On the nature of the glass transition in atomistic models of glass formers

Abstract

We study the nature of the glass transition by cooling model atomistic glass formers at constant rate from a temperature above the onset of glassy dynamics to T=0. Motivated by the East model, a kinetically constrained lattice model with hierarchical relaxation, we make several predictions about the behavior of the supercooled liquid as it passes through the glass transition. We then compare those predictions to the results of our atomistic simulations. Consistent with our predictions, our results show that the relaxation time τ of the material undergoes a crossover from super-Arrhenius to Arrhenius behavior at a cooling-rate-dependent glass transition temperature Tg.

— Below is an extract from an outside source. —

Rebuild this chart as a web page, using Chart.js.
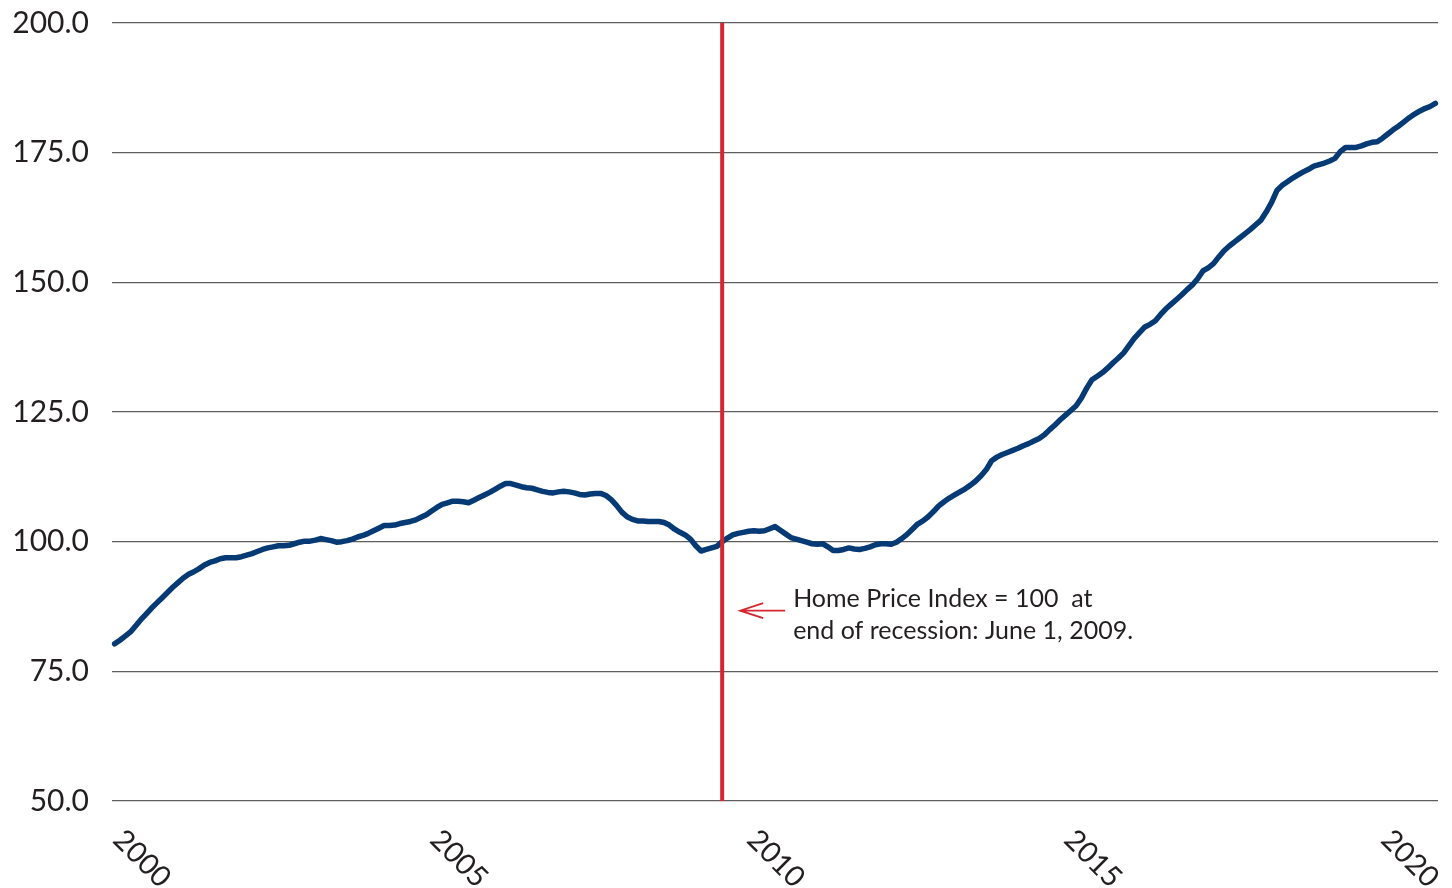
<!DOCTYPE html>
<html>
<head>
<meta charset="utf-8">
<script src="https://cdn.jsdelivr.net/npm/chart.js@4.4.1/dist/chart.umd.min.js"></script>
<style>
  html, body { margin: 0; padding: 0; background: #ffffff; }
  #wrap { width: 1452px; height: 888px; position: relative; }
</style>
</head>
<body>
<div id="wrap"><canvas id="hpi"></canvas></div>
<script>
// Monthly home price index, rebased so June 2009 = 100
const firstMonth = { year: 1999, month: 11 };
const hpi = [
  80.3, 81.0,
  // 2000
  81.8, 82.6, 83.8, 85.0, 86.1, 87.2, 88.2, 89.2, 90.2, 91.2, 92.1, 93.0,
  // 2001
  93.7, 94.2, 94.8, 95.5, 96.0, 96.3, 96.7, 96.9, 96.9, 96.9, 97.1, 97.4,
  // 2002
  97.7, 98.1, 98.5, 98.8, 99.0, 99.2, 99.2, 99.3, 99.6, 99.9, 100.1, 100.1,
  // 2003
  100.3, 100.6, 100.4, 100.2, 99.9, 100.0, 100.2, 100.5, 100.9, 101.2, 101.6, 102.1,
  // 2004
  102.6, 103.1, 103.1, 103.2, 103.5, 103.7, 103.9, 104.2, 104.7, 105.2, 105.9, 106.6,
  // 2005
  107.2, 107.5, 107.8, 107.8, 107.7, 107.5, 108.0, 108.5, 109.0, 109.5, 110.1, 110.7,
  // 2006
  111.2, 111.2, 110.9, 110.6, 110.4, 110.3, 110.0, 109.7, 109.5, 109.4, 109.6, 109.7,
  // 2007
  109.6, 109.4, 109.1, 109.0, 109.2, 109.3, 109.3, 108.9, 108.1, 107.0, 105.7, 104.8,
  // 2008
  104.3, 104.0, 104.0, 103.9, 103.9, 103.9, 103.7, 103.2, 102.4, 101.8, 101.3, 100.5,
  // 2009
  99.2, 98.2, 98.5, 98.8, 99.1, 100.0, 100.7, 101.3, 101.6, 101.8, 102.0, 102.1,
  // 2010
  102.0, 102.1, 102.5, 102.9, 102.2, 101.5, 100.8, 100.5, 100.2, 99.9, 99.6, 99.5,
  // 2011
  99.6, 99.0, 98.3, 98.3, 98.5, 98.8, 98.6, 98.5, 98.7, 99.0, 99.4, 99.6,
  // 2012
  99.6, 99.5, 99.9, 100.6, 101.4, 102.4, 103.4, 104.0, 104.8, 105.8, 106.9, 107.7,
  // 2013
  108.4, 109.0, 109.6, 110.2, 110.9, 111.7, 112.7, 113.9, 115.6, 116.3, 116.8, 117.2,
  // 2014
  117.6, 118.0, 118.5, 118.9, 119.4, 119.9, 120.6, 121.6, 122.5, 123.5, 124.4, 125.3,
  // 2015
  126.2, 127.7, 129.6, 131.2, 131.9, 132.6, 133.5, 134.5, 135.4, 136.4, 137.8, 139.2,
  // 2016
  140.3, 141.4, 141.9, 142.6, 143.8, 144.9, 145.8, 146.7, 147.6, 148.6, 149.5, 150.7,
  // 2017
  152.2, 152.8, 153.6, 154.9, 156.1, 157.0, 157.8, 158.6, 159.4, 160.2, 161.1, 162.0,
  // 2018
  163.6, 165.4, 167.7, 168.7, 169.4, 170.1, 170.7, 171.3, 171.8, 172.4, 172.7, 173.0,
  // 2019
  173.4, 173.9, 175.2, 176.0, 176.0, 176.0, 176.3, 176.7, 177.0, 177.1, 177.8, 178.6,
  // 2020
  179.4, 180.1, 180.9, 181.7, 182.4, 183.0, 183.5, 183.9, 184.5
];
const yearTicks = ['2000', '2005', '2010', '2015', '2020'];
const yTicks = [50, 75, 100, 125, 150, 175, 200];
const recessionEnd = '2009-06';
const noteLines = ['Home Price Index = 100  at', 'end of recession: June 1, 2009.'];

// Month categories, one per index value
const months = hpi.map((_, i) => {
  const m = firstMonth.month - 1 + i;
  const y = firstMonth.year + Math.floor(m / 12);
  return y + '-' + String((m % 12) + 1).padStart(2, '0');
});

const FONT = 'Lato, "Open Sans", sans-serif';
const TEXT = '#231f20';
const NAVY = '#053a74';
const RED = '#d52630';

const overlay = {
  id: 'overlay',
  afterDatasetsDraw(chart) {
    const { ctx, chartArea, scales: { x, y } } = chart;
    const rx = x.getPixelForValue(months.indexOf(recessionEnd));
    ctx.save();
    // recession end marker
    ctx.strokeStyle = RED;
    ctx.lineWidth = 4;
    ctx.beginPath();
    ctx.moveTo(rx, chartArea.top);
    ctx.lineTo(rx, chartArea.bottom);
    ctx.stroke();

    // arrow pointing at the marker
    const ay = y.getPixelForValue(86.7);
    const tip = rx + 18;
    ctx.lineWidth = 1.8;
    ctx.beginPath();
    ctx.moveTo(tip + 45, ay);
    ctx.lineTo(tip, ay);
    ctx.moveTo(tip + 23, ay - 7.5);
    ctx.lineTo(tip, ay);
    ctx.lineTo(tip + 23, ay + 7.5);
    ctx.stroke();

    // note text
    ctx.fillStyle = TEXT;
    ctx.font = '25px ' + FONT;
    ctx.textAlign = 'left';
    ctx.textBaseline = 'alphabetic';
    noteLines.forEach((t, i) => ctx.fillText(t, rx + 71, ay - 4 + i * 32));
    ctx.restore();
  },
  afterDraw(chart) {
    const { ctx, chartArea, scales: { x } } = chart;
    ctx.save();
    ctx.fillStyle = TEXT;
    ctx.font = '29px ' + FONT;
    ctx.textAlign = 'left';
    ctx.textBaseline = 'middle';
    yearTicks.forEach(yr => {
      const px = x.getPixelForValue(months.indexOf(yr + '-01'));
      ctx.save();
      ctx.translate(px - 7, chartArea.bottom + 34);
      ctx.rotate(Math.PI / 4);
      ctx.fillText(yr, 0, 0);
      ctx.restore();
    });
    ctx.restore();
  }
};

new Chart(document.getElementById('hpi'), {
  type: 'line',
  data: {
    labels: months,
    datasets: [{
      data: hpi,
      borderColor: NAVY,
      borderWidth: 5.5,
      borderCapStyle: 'round',
      borderJoinStyle: 'round',
      pointRadius: 0,
      tension: 0,
      fill: false
    }]
  },
  options: {
    responsive: true,
    maintainAspectRatio: false,
    animation: false,
    events: [],
    layout: { padding: { top: 23, right: 14, left: 0, bottom: 0 } },
    plugins: { legend: { display: false }, tooltip: { enabled: false } },
    scales: {
      x: {
        type: 'category',
        offset: true,
        grid: { display: false },
        border: { display: false },
        ticks: { display: false },
        afterFit(scale) {
          scale.height = 87;
          scale.paddingLeft = 0;
          scale.paddingRight = 0;
        }
      },
      y: {
        min: 50,
        max: 200,
        afterBuildTicks(scale) { scale.ticks = yTicks.map(v => ({ value: v })); },
        grid: { color: '#5e5e5e', lineWidth: 1.3, drawTicks: false },
        border: { display: false },
        ticks: {
          padding: 23,
          color: TEXT,
          font: { family: FONT, size: 30 },
          callback: v => v.toFixed(1)
        },
        afterFit(scale) {
          scale.width = 112;
          scale.paddingTop = 0;
          scale.paddingBottom = 0;
        }
      }
    }
  },
  plugins: [overlay]
});
</script>
</body>
</html>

The slope of τ with respect to inverse temperature exhibits a peak near Tg that grows more pronounced with slower cooling, matching our expectations qualitatively. Additionally, the limiting value of this slope at low temperature shows remarkable quantitative agreement with our predictions. Our results also show that the rate of short-time particle displacements deviates from the equilibrium linear scaling around Tg, asymptotically approaching a different linear scaling. To our surprise, these short-time displacements, the dynamic indicators of the underlying excitations responsible for structural relaxation, show no spatial correlations beyond a few particle diameters, both above and below Tg. This final result is contrary to our expectation, based on previous results for East model glasses formed by cooling, that inter-excitation correlations should emerge as the liquid vitrifies.